* Start Data block *

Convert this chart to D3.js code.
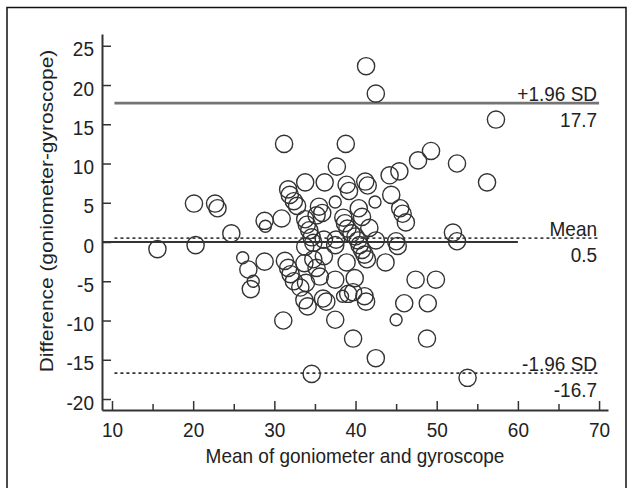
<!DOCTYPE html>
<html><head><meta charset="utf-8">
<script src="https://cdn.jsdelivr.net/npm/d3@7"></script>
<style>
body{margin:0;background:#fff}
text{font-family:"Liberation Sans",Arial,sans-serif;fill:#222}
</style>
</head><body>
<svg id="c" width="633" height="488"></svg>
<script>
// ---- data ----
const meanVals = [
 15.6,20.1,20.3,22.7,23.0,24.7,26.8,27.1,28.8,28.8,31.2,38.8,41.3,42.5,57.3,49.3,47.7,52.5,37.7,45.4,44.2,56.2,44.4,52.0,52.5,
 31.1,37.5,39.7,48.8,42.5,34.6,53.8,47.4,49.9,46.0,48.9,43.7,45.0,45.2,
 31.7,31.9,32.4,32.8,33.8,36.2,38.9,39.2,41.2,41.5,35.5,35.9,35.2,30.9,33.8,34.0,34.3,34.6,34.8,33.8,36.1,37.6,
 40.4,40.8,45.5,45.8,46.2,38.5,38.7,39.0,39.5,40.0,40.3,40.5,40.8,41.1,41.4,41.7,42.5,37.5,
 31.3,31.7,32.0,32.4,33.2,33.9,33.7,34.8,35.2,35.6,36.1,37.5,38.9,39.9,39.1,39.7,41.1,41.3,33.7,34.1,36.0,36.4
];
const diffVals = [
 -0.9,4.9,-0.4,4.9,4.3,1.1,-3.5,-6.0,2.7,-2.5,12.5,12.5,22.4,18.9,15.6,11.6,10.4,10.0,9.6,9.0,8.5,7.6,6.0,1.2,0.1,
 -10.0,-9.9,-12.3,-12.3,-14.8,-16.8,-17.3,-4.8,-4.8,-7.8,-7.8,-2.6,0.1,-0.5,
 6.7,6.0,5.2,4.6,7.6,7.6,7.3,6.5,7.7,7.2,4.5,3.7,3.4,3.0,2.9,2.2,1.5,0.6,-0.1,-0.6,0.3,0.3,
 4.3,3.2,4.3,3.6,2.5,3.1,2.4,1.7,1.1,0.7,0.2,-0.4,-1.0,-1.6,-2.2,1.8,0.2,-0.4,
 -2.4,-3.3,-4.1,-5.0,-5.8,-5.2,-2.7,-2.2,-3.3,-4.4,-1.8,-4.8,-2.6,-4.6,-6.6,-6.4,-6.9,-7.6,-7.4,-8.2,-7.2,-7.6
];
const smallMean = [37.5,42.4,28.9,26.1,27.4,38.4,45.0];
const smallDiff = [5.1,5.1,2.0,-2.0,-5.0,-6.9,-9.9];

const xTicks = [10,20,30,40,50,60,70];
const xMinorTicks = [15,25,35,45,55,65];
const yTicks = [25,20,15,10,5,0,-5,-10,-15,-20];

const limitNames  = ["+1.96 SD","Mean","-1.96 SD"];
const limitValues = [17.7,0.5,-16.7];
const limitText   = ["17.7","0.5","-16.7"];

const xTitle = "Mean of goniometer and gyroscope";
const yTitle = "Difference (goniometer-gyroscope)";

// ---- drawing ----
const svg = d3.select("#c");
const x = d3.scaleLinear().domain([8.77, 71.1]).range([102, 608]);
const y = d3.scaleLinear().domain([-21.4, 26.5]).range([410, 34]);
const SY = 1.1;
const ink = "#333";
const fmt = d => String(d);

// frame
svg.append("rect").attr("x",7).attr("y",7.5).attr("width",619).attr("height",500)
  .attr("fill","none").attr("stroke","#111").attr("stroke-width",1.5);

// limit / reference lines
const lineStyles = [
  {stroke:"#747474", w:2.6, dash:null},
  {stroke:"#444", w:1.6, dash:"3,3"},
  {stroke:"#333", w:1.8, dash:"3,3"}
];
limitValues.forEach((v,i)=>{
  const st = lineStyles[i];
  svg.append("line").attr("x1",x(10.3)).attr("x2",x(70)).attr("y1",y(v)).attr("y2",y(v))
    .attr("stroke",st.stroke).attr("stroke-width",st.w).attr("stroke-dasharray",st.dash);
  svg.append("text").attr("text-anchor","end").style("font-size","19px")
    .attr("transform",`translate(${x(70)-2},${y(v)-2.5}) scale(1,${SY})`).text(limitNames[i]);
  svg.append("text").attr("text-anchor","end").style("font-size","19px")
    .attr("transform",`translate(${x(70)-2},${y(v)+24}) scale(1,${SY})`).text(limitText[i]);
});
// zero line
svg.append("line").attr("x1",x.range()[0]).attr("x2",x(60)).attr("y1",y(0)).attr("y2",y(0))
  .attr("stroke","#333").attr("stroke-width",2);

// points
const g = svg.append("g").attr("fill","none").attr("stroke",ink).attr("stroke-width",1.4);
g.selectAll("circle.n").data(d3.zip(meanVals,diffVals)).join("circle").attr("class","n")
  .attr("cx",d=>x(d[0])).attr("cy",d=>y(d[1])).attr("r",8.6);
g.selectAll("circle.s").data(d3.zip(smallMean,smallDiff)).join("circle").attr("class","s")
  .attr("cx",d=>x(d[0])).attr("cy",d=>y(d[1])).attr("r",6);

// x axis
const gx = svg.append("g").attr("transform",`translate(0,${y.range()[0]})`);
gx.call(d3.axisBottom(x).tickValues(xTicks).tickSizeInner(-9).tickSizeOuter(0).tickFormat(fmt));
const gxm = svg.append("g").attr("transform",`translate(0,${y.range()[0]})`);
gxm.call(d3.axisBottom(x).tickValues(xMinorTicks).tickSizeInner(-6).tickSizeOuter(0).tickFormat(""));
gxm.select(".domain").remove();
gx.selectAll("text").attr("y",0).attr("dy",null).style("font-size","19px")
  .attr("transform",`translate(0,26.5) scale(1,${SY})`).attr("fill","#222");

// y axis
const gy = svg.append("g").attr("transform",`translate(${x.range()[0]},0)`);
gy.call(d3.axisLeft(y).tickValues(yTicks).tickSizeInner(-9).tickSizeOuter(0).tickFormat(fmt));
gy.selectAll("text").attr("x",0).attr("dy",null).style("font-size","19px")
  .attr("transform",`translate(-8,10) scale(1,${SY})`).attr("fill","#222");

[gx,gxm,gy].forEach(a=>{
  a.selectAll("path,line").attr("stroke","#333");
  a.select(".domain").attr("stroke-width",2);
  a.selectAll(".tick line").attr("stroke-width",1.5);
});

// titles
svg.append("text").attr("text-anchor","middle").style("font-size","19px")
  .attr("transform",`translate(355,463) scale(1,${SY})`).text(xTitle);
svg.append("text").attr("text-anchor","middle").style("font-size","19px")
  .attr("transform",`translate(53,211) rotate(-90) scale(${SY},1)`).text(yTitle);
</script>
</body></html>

* End Data block *

> [Aim]: Give all the lines above again, character for character, without pictures.

> [Response for this exercise]:
Convert this chart to D3.js code.
<!DOCTYPE html>
<html><head><meta charset="utf-8">
<script src="https://cdn.jsdelivr.net/npm/d3@7"></script>
<style>
body{margin:0;background:#fff}
text{font-family:"Liberation Sans",Arial,sans-serif;fill:#222}
</style>
</head><body>
<svg id="c" width="633" height="488"></svg>
<script>
// ---- data ----
const meanVals = [
 15.6,20.1,20.3,22.7,23.0,24.7,26.8,27.1,28.8,28.8,31.2,38.8,41.3,42.5,57.3,49.3,47.7,52.5,37.7,45.4,44.2,56.2,44.4,52.0,52.5,
 31.1,37.5,39.7,48.8,42.5,34.6,53.8,47.4,49.9,46.0,48.9,43.7,45.0,45.2,
 31.7,31.9,32.4,32.8,33.8,36.2,38.9,39.2,41.2,41.5,35.5,35.9,35.2,30.9,33.8,34.0,34.3,34.6,34.8,33.8,36.1,37.6,
 40.4,40.8,45.5,45.8,46.2,38.5,38.7,39.0,39.5,40.0,40.3,40.5,40.8,41.1,41.4,41.7,42.5,37.5,
 31.3,31.7,32.0,32.4,33.2,33.9,33.7,34.8,35.2,35.6,36.1,37.5,38.9,39.9,39.1,39.7,41.1,41.3,33.7,34.1,36.0,36.4
];
const diffVals = [
 -0.9,4.9,-0.4,4.9,4.3,1.1,-3.5,-6.0,2.7,-2.5,12.5,12.5,22.4,18.9,15.6,11.6,10.4,10.0,9.6,9.0,8.5,7.6,6.0,1.2,0.1,
 -10.0,-9.9,-12.3,-12.3,-14.8,-16.8,-17.3,-4.8,-4.8,-7.8,-7.8,-2.6,0.1,-0.5,
 6.7,6.0,5.2,4.6,7.6,7.6,7.3,6.5,7.7,7.2,4.5,3.7,3.4,3.0,2.9,2.2,1.5,0.6,-0.1,-0.6,0.3,0.3,
 4.3,3.2,4.3,3.6,2.5,3.1,2.4,1.7,1.1,0.7,0.2,-0.4,-1.0,-1.6,-2.2,1.8,0.2,-0.4,
 -2.4,-3.3,-4.1,-5.0,-5.8,-5.2,-2.7,-2.2,-3.3,-4.4,-1.8,-4.8,-2.6,-4.6,-6.6,-6.4,-6.9,-7.6,-7.4,-8.2,-7.2,-7.6
];
const smallMean = [37.5,42.4,28.9,26.1,27.4,38.4,45.0];
const smallDiff = [5.1,5.1,2.0,-2.0,-5.0,-6.9,-9.9];

const xTicks = [10,20,30,40,50,60,70];
const xMinorTicks = [15,25,35,45,55,65];
const yTicks = [25,20,15,10,5,0,-5,-10,-15,-20];

const limitNames  = ["+1.96 SD","Mean","-1.96 SD"];
const limitValues = [17.7,0.5,-16.7];
const limitText   = ["17.7","0.5","-16.7"];

const xTitle = "Mean of goniometer and gyroscope";
const yTitle = "Difference (goniometer-gyroscope)";

// ---- drawing ----
const svg = d3.select("#c");
const x = d3.scaleLinear().domain([8.77, 71.1]).range([102, 608]);
const y = d3.scaleLinear().domain([-21.4, 26.5]).range([410, 34]);
const SY = 1.1;
const ink = "#333";
const fmt = d => String(d);

// frame
svg.append("rect").attr("x",7).attr("y",7.5).attr("width",619).attr("height",500)
  .attr("fill","none").attr("stroke","#111").attr("stroke-width",1.5);

// limit / reference lines
const lineStyles = [
  {stroke:"#747474", w:2.6, dash:null},
  {stroke:"#444", w:1.6, dash:"3,3"},
  {stroke:"#333", w:1.8, dash:"3,3"}
];
limitValues.forEach((v,i)=>{
  const st = lineStyles[i];
  svg.append("line").attr("x1",x(10.3)).attr("x2",x(70)).attr("y1",y(v)).attr("y2",y(v))
    .attr("stroke",st.stroke).attr("stroke-width",st.w).attr("stroke-dasharray",st.dash);
  svg.append("text").attr("text-anchor","end").style("font-size","19px")
    .attr("transform",`translate(${x(70)-2},${y(v)-2.5}) scale(1,${SY})`).text(limitNames[i]);
  svg.append("text").attr("text-anchor","end").style("font-size","19px")
    .attr("transform",`translate(${x(70)-2},${y(v)+24}) scale(1,${SY})`).text(limitText[i]);
});
// zero line
svg.append("line").attr("x1",x.range()[0]).attr("x2",x(60)).attr("y1",y(0)).attr("y2",y(0))
  .attr("stroke","#333").attr("stroke-width",2);

// points
const g = svg.append("g").attr("fill","none").attr("stroke",ink).attr("stroke-width",1.4);
g.selectAll("circle.n").data(d3.zip(meanVals,diffVals)).join("circle").attr("class","n")
  .attr("cx",d=>x(d[0])).attr("cy",d=>y(d[1])).attr("r",8.6);
g.selectAll("circle.s").data(d3.zip(smallMean,smallDiff)).join("circle").attr("class","s")
  .attr("cx",d=>x(d[0])).attr("cy",d=>y(d[1])).attr("r",6);

// x axis
const gx = svg.append("g").attr("transform",`translate(0,${y.range()[0]})`);
gx.call(d3.axisBottom(x).tickValues(xTicks).tickSizeInner(-9).tickSizeOuter(0).tickFormat(fmt));
const gxm = svg.append("g").attr("transform",`translate(0,${y.range()[0]})`);
gxm.call(d3.axisBottom(x).tickValues(xMinorTicks).tickSizeInner(-6).tickSizeOuter(0).tickFormat(""));
gxm.select(".domain").remove();
gx.selectAll("text").attr("y",0).attr("dy",null).style("font-size","19px")
  .attr("transform",`translate(0,26.5) scale(1,${SY})`).attr("fill","#222");

// y axis
const gy = svg.append("g").attr("transform",`translate(${x.range()[0]},0)`);
gy.call(d3.axisLeft(y).tickValues(yTicks).tickSizeInner(-9).tickSizeOuter(0).tickFormat(fmt));
gy.selectAll("text").attr("x",0).attr("dy",null).style("font-size","19px")
  .attr("transform",`translate(-8,10) scale(1,${SY})`).attr("fill","#222");

[gx,gxm,gy].forEach(a=>{
  a.selectAll("path,line").attr("stroke","#333");
  a.select(".domain").attr("stroke-width",2);
  a.selectAll(".tick line").attr("stroke-width",1.5);
});

// titles
svg.append("text").attr("text-anchor","middle").style("font-size","19px")
  .attr("transform",`translate(355,463) scale(1,${SY})`).text(xTitle);
svg.append("text").attr("text-anchor","middle").style("font-size","19px")
  .attr("transform",`translate(53,211) rotate(-90) scale(${SY},1)`).text(yTitle);
</script>
</body></html>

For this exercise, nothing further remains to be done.